You know, sometimes in chemistry, the unsung heroes are the substances that don't get much attention but are absolutely crucial for things to happen. Solvents are a bit like that – they're the background players that make the main actors shine. And among solvents, there's a fascinating group called aprotic solvents.
So, what exactly makes a solvent 'aprotic'? The name itself gives us a clue. 'Protic' relates to protons, which in chemistry often means hydrogen ions (H⁺). A protic solvent, like water or alcohol, has hydrogen atoms bonded to oxygen or nitrogen, and these can easily be donated as protons. Think of them as being a bit generous with their protons, readily participating in reactions by either donating or accepting them, often forming hydrogen bonds. This can be great for some reactions, but it can also interfere with others, especially when you need a reactive species to stay highly active.
Aprotic solvents, on the other hand, are the ones that are either very reluctant to give up a proton or simply can't. They don't have that readily available H⁺ to donate. This fundamental difference makes them incredibly useful in a variety of chemical scenarios.
Now, aprotic solvents aren't all cut from the same cloth. They can be broadly categorized based on how they interact with other substances. You have dipolar aprotic solvents, which are quite polar and have a significant dipole moment. Think of molecules like dimethyl sulfoxide (DMSO) or N,N-dimethylformamide (DMF). These guys are great at solvating metal cations – essentially surrounding and stabilizing them – without getting in the way by donating protons. This makes them fantastic for dissolving inorganic salts and facilitating reactions that require high ionic conductivity, like in organic electrochemistry. In fact, DMF is sometimes called an 'ace solvent' because of its remarkable dissolving power for many inorganic salts.
Then there are inert solvents. These are generally less polar, like benzene or carbon tetrachloride. Their interaction with solutes is mainly through weaker Van der Waals forces. While they don't actively participate in solvating ions in the same way as dipolar aprotic solvents, they provide a medium for reactions to occur without introducing their own reactivity.
We can also look at them by polarity: you have nonpolar aprotic solvents (like diethyl ether) and polar aprotic solvents (like acetone or DMF). The polar ones, as we've touched on, are particularly good at interacting with charged species.

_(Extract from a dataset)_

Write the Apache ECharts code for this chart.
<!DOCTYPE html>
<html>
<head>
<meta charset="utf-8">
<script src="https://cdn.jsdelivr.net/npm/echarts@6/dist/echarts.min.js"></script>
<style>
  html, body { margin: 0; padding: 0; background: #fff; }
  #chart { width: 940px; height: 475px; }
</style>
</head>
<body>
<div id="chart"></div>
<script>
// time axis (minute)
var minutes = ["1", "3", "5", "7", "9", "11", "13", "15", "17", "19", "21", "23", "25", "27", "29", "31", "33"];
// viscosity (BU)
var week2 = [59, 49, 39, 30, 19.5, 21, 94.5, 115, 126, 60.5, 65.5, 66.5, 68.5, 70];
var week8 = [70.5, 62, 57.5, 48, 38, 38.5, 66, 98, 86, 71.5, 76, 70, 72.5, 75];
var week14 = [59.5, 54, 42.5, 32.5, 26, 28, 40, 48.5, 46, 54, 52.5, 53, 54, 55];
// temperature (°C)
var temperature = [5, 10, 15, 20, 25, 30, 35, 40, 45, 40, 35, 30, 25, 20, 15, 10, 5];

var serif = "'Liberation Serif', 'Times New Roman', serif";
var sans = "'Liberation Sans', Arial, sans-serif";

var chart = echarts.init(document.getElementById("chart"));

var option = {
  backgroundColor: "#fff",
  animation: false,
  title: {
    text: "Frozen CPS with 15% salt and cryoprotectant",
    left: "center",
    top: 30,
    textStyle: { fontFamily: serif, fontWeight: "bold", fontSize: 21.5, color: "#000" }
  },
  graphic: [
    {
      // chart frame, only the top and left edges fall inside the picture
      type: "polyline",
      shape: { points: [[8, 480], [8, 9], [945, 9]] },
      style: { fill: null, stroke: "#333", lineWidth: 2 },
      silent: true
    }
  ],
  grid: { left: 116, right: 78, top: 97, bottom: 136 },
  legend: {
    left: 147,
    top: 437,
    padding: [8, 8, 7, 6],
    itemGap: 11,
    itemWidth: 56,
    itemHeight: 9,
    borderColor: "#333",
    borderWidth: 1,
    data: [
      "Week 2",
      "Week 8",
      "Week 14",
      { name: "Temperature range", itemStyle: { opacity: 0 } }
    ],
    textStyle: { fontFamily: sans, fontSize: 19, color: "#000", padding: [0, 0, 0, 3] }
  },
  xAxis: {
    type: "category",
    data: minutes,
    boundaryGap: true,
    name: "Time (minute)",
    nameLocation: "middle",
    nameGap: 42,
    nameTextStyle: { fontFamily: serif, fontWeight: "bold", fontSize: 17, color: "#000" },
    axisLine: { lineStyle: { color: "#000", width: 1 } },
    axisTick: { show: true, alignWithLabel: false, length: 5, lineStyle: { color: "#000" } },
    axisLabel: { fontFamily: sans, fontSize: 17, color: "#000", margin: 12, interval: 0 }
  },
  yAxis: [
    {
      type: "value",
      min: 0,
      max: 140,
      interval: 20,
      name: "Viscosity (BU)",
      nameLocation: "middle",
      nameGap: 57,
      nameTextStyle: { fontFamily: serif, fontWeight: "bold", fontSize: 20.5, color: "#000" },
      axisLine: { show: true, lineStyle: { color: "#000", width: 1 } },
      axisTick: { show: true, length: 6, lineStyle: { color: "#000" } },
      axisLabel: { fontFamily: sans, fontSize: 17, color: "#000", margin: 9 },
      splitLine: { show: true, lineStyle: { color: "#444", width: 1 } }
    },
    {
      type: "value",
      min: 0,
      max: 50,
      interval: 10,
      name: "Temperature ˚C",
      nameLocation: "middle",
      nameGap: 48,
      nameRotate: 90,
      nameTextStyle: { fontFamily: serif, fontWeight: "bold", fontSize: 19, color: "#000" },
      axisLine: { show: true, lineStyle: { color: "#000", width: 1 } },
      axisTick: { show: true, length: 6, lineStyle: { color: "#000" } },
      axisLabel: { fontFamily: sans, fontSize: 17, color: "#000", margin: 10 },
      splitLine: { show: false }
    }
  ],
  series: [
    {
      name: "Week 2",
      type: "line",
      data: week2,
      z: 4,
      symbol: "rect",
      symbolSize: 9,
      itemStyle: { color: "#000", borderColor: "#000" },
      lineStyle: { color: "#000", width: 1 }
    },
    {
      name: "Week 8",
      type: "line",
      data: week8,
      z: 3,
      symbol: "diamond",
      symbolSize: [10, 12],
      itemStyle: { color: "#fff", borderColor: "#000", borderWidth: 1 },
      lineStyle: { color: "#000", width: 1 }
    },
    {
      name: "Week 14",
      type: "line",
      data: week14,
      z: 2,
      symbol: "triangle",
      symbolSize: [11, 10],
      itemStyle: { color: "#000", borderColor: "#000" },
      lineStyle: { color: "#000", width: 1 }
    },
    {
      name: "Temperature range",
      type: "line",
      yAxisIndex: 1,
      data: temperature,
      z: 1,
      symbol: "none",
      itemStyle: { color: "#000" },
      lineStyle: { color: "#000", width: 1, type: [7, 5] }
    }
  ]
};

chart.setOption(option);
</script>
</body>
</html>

Why are these aprotic qualities so important? Well, in organic synthesis, for instance, many reactions involve nucleophiles – species that are attracted to positive charges and often carry a negative charge themselves. In protic solvents, these nucleophiles can get bogged down by hydrogen bonding, effectively reducing their reactivity. Aprotic solvents, especially the polar ones, can solvate the accompanying cations, leaving the nucleophile 'naked' and much more reactive. This can dramatically speed up reactions like SN2 substitutions.
Beyond the lab bench, aprotic solvents are finding their way into exciting new areas. Researchers have been exploring their use in breaking down lignin, a complex polymer found in plants. By using specific aprotic solvent systems, they've been able to efficiently produce valuable chemical building blocks at lower temperatures, offering a greener way to utilize biomass resources.
And, of course, their role in electrochemistry is significant. From battery electrolytes to electroplating, their ability to dissolve salts and conduct ions while remaining chemically stable makes them ideal candidates.
Comparing them directly to protic solvents really highlights their unique strengths. While water and methanol are excellent protic solvents, their ability to form hydrogen bonds can hinder certain reactions. Aprotic solvents bypass this limitation, allowing for higher reaction rates and different reaction pathways. It's like choosing the right tool for the job; sometimes you need a solvent that's going to actively participate, and other times you need one that just provides a stable, non-interfering environment.
Ultimately, aprotic solvents are more than just inert liquids. They are carefully chosen partners in chemical transformations, enabling reactions that might otherwise be sluggish or impossible. Their diverse properties and applications continue to make them indispensable in both fundamental research and industrial processes.